Odpowiem tak: takim jakie były nasze wyniki za jego kadencji. A to był świetny okres w historii klubu. Oby nie ostatni.
Co leży u podstaw waszego dotychczasowego sukcesu? Pewnie dokonał pan takiej chłodnej analizy...
Przede wszystkim skład zespołu i atmosfera w nim panująca. Na boisku i w prywatnych kontaktach. Byliśmy drużyną skoncentrowaną i zdyscyplinowaną. Powiedzieliśmy sobie, że od 1. kolejki musimy „łapać” punkty, żeby nie powtórzyła się sytuacja z wiosny. Ale te wszystkie elementy trzeba poprzeć rzetelną pracą.
Zdobędzie się pan na samoocenę? Jakim piłkarzem w 2016 r był Piotr Kieruzel?
Z 2016 rokiem nie mam złych wspomnień. Szczególnie cieszy mnie, że nie zanotowałem wahań formy. Jeżeli wychodziłem w pierwszym składzie to znaczy, że trenerzy uznali, iż jestem w meczowej dyspozycji.
A liczba straconych bramek nie stanowi plamy na honorze?
Rzeczywiście, dużo ich straciliśmy. Potrafię to tylko wytłumaczyć ofensywnym stylem gry. Ważne, że zdobywaliśmy ich więcej, niż traciliśmy. Kilka spotkań zagraliśmy jednak na „zero z tyłu”.
Piotr Kieruzel to tylko piłkarz pierwszoligowy, czy coś więcej?
Nie czuję się jeszcze piłkarzem spełnionym sportowo, tym bardziej... skończonym. Mam 28 lat i przede mną kilka sezonów gry. Nie wyobrażam sobie zawodniczej mety. Środkowi obrońcy są zazwyczaj doświadczonymi graczami.
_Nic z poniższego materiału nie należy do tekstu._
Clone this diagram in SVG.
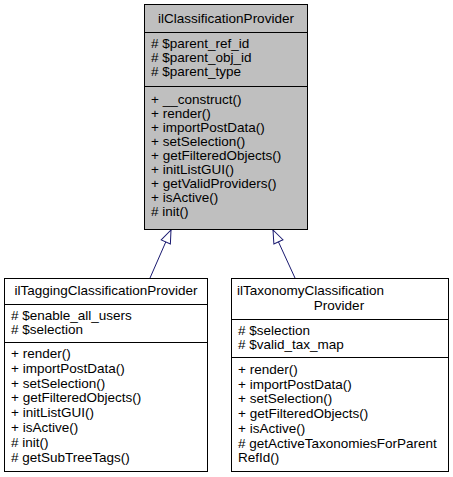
<svg xmlns="http://www.w3.org/2000/svg" width="453" height="477" viewBox="0 0 453 477">
<style>
text{font-family:"Liberation Sans",Arial,sans-serif;font-size:13.5px;fill:#000}
.box{stroke:#000;stroke-width:1}
.sep{stroke:#000;stroke-width:1}
.edge{fill:none;stroke:#191970;stroke-width:1}
.mid{text-anchor:middle}
</style>
<defs>
<marker id="tri" markerWidth="15" markerHeight="12" refX="14" refY="6" orient="auto" markerUnits="userSpaceOnUse" viewBox="0 0 15 12">
<path d="M1,1 L14,6 L1,11 Z" fill="#fff" stroke="#191970" stroke-width="1"/>
</marker>
</defs>
<g id="connectors">
<path class="edge" d="M150,278 L171,230" marker-end="url(#tri)"/>
<path class="edge" d="M295,278 L273,230" marker-end="url(#tri)"/>
</g>
<g id="ilClassificationProvider">
<rect class="box" x="144.5" y="4.5" width="163" height="225" fill="#bfbfbf"/>
<line class="sep" x1="144.5" y1="32.5" x2="307.5" y2="32.5"/>
<line class="sep" x1="144.5" y1="86.5" x2="307.5" y2="86.5"/>
<text class="mid" x="226" y="23">ilClassificationProvider</text>
<text x="151" y="48"># $parent_ref_id</text>
<text x="151" y="62"># $parent_obj_id</text>
<text x="151" y="76"># $parent_type</text>
<text x="151" y="104">+ __construct()</text>
<text x="151" y="118">+ render()</text>
<text x="151" y="132">+ importPostData()</text>
<text x="151" y="146">+ setSelection()</text>
<text x="151" y="160">+ getFilteredObjects()</text>
<text x="151" y="174">+ initListGUI()</text>
<text x="151" y="188">+ getValidProviders()</text>
<text x="151" y="202">+ isActive()</text>
<text x="151" y="216"># init()</text>
</g>
<g id="ilTaggingClassificationProvider">
<rect class="box" x="4.5" y="278.5" width="203" height="193" fill="#fff"/>
<line class="sep" x1="4.5" y1="304.5" x2="207.5" y2="304.5"/>
<line class="sep" x1="4.5" y1="342.5" x2="207.5" y2="342.5"/>
<text class="mid" x="106" y="295">ilTaggingClassificationProvider</text>
<text x="11" y="320"># $enable_all_users</text>
<text x="11" y="334"># $selection</text>
<text x="11" y="358">+ render()</text>
<text x="11" y="372.8">+ importPostData()</text>
<text x="11" y="387.6">+ setSelection()</text>
<text x="11" y="402.4">+ getFilteredObjects()</text>
<text x="11" y="417.2">+ initListGUI()</text>
<text x="11" y="432">+ isActive()</text>
<text x="11" y="446.8"># init()</text>
<text x="11" y="461.6"># getSubTreeTags()</text>
</g>
<g id="ilTaxonomyClassificationProvider">
<rect class="box" x="231.5" y="278.5" width="217" height="193" fill="#fff"/>
<line class="sep" x1="231.5" y1="319.5" x2="448.5" y2="319.5"/>
<line class="sep" x1="231.5" y1="357.5" x2="448.5" y2="357.5"/>
<text x="237" y="295">ilTaxonomyClassification</text>
<text class="mid" x="339" y="310">Provider</text>
<text x="238" y="335"># $selection</text>
<text x="238" y="349"># $valid_tax_map</text>
<text x="238" y="374">+ render()</text>
<text x="238" y="388.7">+ importPostData()</text>
<text x="238" y="403.4">+ setSelection()</text>
<text x="238" y="418.1">+ getFilteredObjects()</text>
<text x="238" y="432.8">+ isActive()</text>
<text x="238" y="447.5"># getActiveTaxonomiesForParent</text>
<text x="238" y="462.2">RefId()</text>
</g>
</svg>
Dłużej grają tylko bramkarze.
Jestem świadomym zawodnikiem; wiem jak zadbać o formę fizyczną, jak się odżywiać i wypoczywać. Chciałbym 4 czerwca powiedzieć o sobie: jestem piłkarzem ekstraklasy.
Wspomniał pan, że siłą zespołu jest m.in. stabilny skład. Czy na wiosnę wzmocnienia są potrzebne, a jeżeli tak to na jakich pozycjach?
Dobrych zawodników, podnoszących jakość nigdy nie za wiele. Dołączył do nas Paweł Golański, to piłkarz uniwersalny; nominalnie występuje na prawej obronie, ale rownie dobrze czuje się na każdej pozycji defensywnej, nawet w roli pomocnika. Nie wiem czy klubowi włodarze szykują jeszcze jakieś transfery. Z drugiej strony mam duże zaufanie do swoich kolegów, nawet tych, którzy grywali jesienią mniej.
Ekstraklasa to dziś cel sportowy drużyny. Podporządkowujecie wszystko awansowi?
Nie może być inaczej. Chociaż sam jestem wyznawcą powiedzenia: ciszej jedziesz, dalej zajedziesz. Ale status lidera zobowiązuje i nakłada na nas pewną presję. Dla mnie byłoby lepiej gonić, niż uciekać przed rywalami. Na pewno nie zabraknie nam determinacji. Wiosenne 3-4 kolejki powiedzą więcej o aspiracjach i szansach czołowych drużyn.